The federal government is slated to draft a budget amid sustained inflationary pressures
Inflation, coupled with the public’s “inflationary expectations”, is likely to have an outsized influence on the federal government’s approach as it drafts the 2023 budget, according to former Canadian finance minister John Manley.
This is mainly because Canada’s fiscal and monetary policy are not fully in sync, with fiscal deficits and elevated interest rates occuring at the same time, Manley said in an interview with BNN Bloomberg.
Manley called on the Liberal administration to consider reducing federal spending in the current high-inflation environment.
“If they continue with the mindset that we’re still back three years in the beginning of the pandemic, and it’s time to keep holding up the fire hose and spraying the money out just to keep everything going, then I think they’re going to fuel inflation rather than to resist it,” Manley said.
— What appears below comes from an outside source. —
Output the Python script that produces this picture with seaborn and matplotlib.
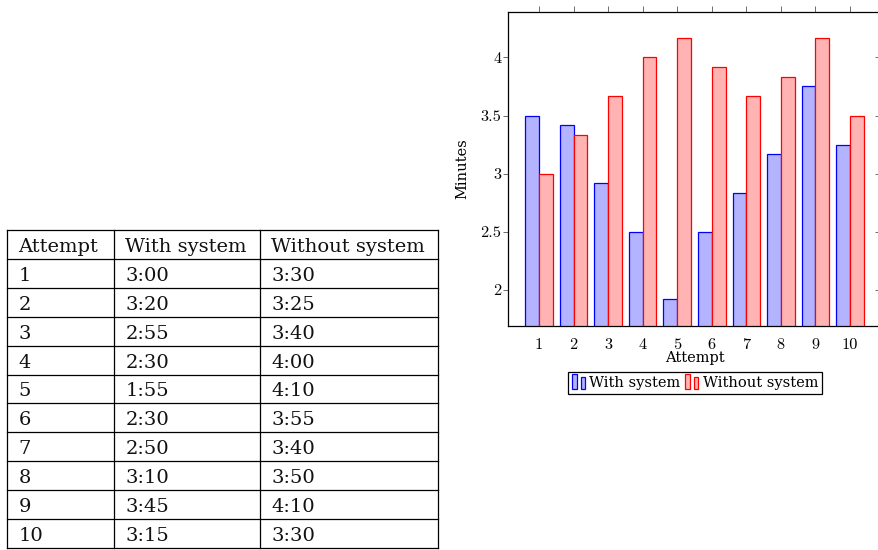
import matplotlib
matplotlib.use("Agg")
import matplotlib.pyplot as plt
from matplotlib.patches import Rectangle, Patch
from matplotlib.legend_handler import HandlerBase
import seaborn as sns
import pandas as pd

# ---------------- data ----------------
attempts = ["1", "2", "3", "4", "5", "6", "7", "8", "9", "10"]
with_system = [3.50, 3.42, 2.92, 2.50, 1.92, 2.50, 2.83, 3.17, 3.75, 3.25]
without_system = [3.00, 3.33, 3.67, 4.00, 4.17, 3.92, 3.67, 3.83, 4.17, 3.50]
series_names = ["With system", "Without system"]

y_ticks = [2, 2.5, 3, 3.5, 4]
y_tick_labels = ["2", "2.5", "3", "3.5", "4"]

table_header = ["Attempt", "With system", "Without system"]
table_attempt = ["1", "2", "3", "4", "5", "6", "7", "8", "9", "10"]
table_with = ["3:00", "3:20", "2:55", "2:30", "1:55", "2:30", "2:50", "3:10", "3:45", "3:15"]
table_without = ["3:30", "3:25", "3:40", "4:00", "4:10", "3:55", "3:40", "3:50", "4:10", "3:30"]

# ---------------- style ----------------
fill_colors = ["#b3b3ff", "#ffb3b3"]
edge_colors = ["#0000ff", "#ff0000"]
TEXT_FONT = ["DejaVu Serif"]
TICK_FONT = "cmr10"

W, H = 879, 550
fig = plt.figure(figsize=(W / 100, H / 100), dpi=100)

# ---------------- table (left) ----------------
tax = fig.add_axes([0, 0, 1, 1])
tax.set_xlim(0, W)
tax.set_ylim(H, 0)
tax.axis("off")

col_lines = [7, 114, 260, 438]
top = 230
row_h = 28.9
rows = [table_header] + [list(r) for r in zip(table_attempt, table_with, table_without)]
n_rows = len(rows)
for i in range(n_rows + 1):
    y = top + i * row_h
    tax.plot([col_lines[0], col_lines[-1]], [y, y], color="black", lw=0.9, solid_capstyle="projecting")
for x in col_lines:
    tax.plot([x, x], [top, top + n_rows * row_h], color="black", lw=0.9)
for i, row in enumerate(rows):
    base = top + (i + 1) * row_h - 7
    for j, txt in enumerate(row):
        tax.text(col_lines[j] + 11.5, base, txt, fontsize=14, family=TEXT_FONT,
                 ha="left", va="baseline", color="#111111")

# ---------------- bar chart (right) ----------------
ax_left, ax_right, ax_top, ax_bottom = 508, 881, 12, 326
ax = fig.add_axes([ax_left / W, (H - ax_bottom) / H,
                   (ax_right - ax_left) / W, (ax_bottom - ax_top) / H])

df = pd.DataFrame({
    "Attempt": attempts * 2,
    "Series": [series_names[0]] * len(attempts) + [series_names[1]] * len(attempts),
    "Minutes": with_system + without_system,
})
sns.barplot(data=df, x="Attempt", y="Minutes", hue="Series", order=attempts,
            hue_order=series_names, palette=fill_colors, saturation=1,
            width=0.8, errorbar=None, legend=False, ax=ax)
for cont, ec in zip(ax.containers, edge_colors):
    for p in cont:
        p.set_edgecolor(ec)
        p.set_linewidth(0.9)

ax.set_xlim(-0.896, 9.896)
ax.set_ylim(1.69, 4.39)
ax.set_yticks(y_ticks)
ax.set_yticklabels(y_tick_labels)

for s in ax.spines.values():
    s.set_color("black")
    s.set_linewidth(0.9)

ax.tick_params(axis="x", bottom=False, top=True, direction="out", length=4.3,
               width=0.6, color="#555555", pad=4.2, labelsize=11.8,
               labelfontfamily=TICK_FONT)
ax.tick_params(axis="y", left=True, right=False, direction="out", length=3.6,
               width=0.6, color="#555555", pad=1.2, labelsize=11.8,
               labelfontfamily=TICK_FONT)
sec = ax.secondary_yaxis("right")
sec.set_yticks(y_ticks)
sec.tick_params(direction="in", length=4.3, width=0.6, color="#555555", labelright=False)
sec.spines["right"].set_visible(False)

ax.set_xlabel("Attempt", fontsize=10.5, family=TEXT_FONT)
ax.set_ylabel("Minutes", fontsize=10.5, family=TEXT_FONT)
ax.xaxis.set_label_coords(0.5, -0.080)
ax.yaxis.set_label_coords(-0.104, 0.5)


class TwoBarHandler(HandlerBase):
    def create_artists(self, legend, orig_handle, xdescent, ydescent,
                       width, height, fontsize, trans):
        fc = orig_handle.get_facecolor()
        ec = orig_handle.get_edgecolor()
        bw = width * 0.34
        x0 = -xdescent
        y0 = -ydescent - 0.2 * height
        r1 = Rectangle((x0, y0), bw, height * 1.45, facecolor=fc, edgecolor=ec,
                       lw=0.9, transform=trans)
        r2 = Rectangle((x0 + width * 0.62, y0), bw, height * 1.15, facecolor=fc,
                       edgecolor=ec, lw=0.9, transform=trans)
        return [r1, r2]


handles = [Patch(facecolor=fc, edgecolor=ec) for fc, ec in zip(fill_colors, edge_colors)]
leg = fig.legend(handles, series_names, loc="center",
                 bbox_to_anchor=(695 / W, (H - 383) / H), bbox_transform=fig.transFigure,
                 ncol=2, frameon=True, fancybox=False, edgecolor="black", framealpha=1,
                 handlelength=0.95, handleheight=0.7, handletextpad=0.25,
                 columnspacing=0.3, borderpad=0.3,
                 prop={"family": TEXT_FONT, "size": 10.5},
                 handler_map={Patch: TwoBarHandler()})
leg.get_frame().set_linewidth(0.9)

fig.savefig("out.png", dpi=100)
Complicating matters is that Canadian consumers have adjusted accordingly to the expectations that “inflation is continuing to rage,” Manley said.
“Inflation is both science and art,” he said. “There’s lots of data points, and there’s lots of computer modeling around what the economy may do, but there’s also that whole soft side, the art side of it, which is really psychological. What are people’s expectations?”
A potential risk scenario is a self-sustaining cycle of progressively higher wages and ever-growing pressure on prices, Manley warned.
“I think [the feds] have to acknowledge that currently one of their biggest challenges in the economy is inflation and those inflationary expectations,” he said.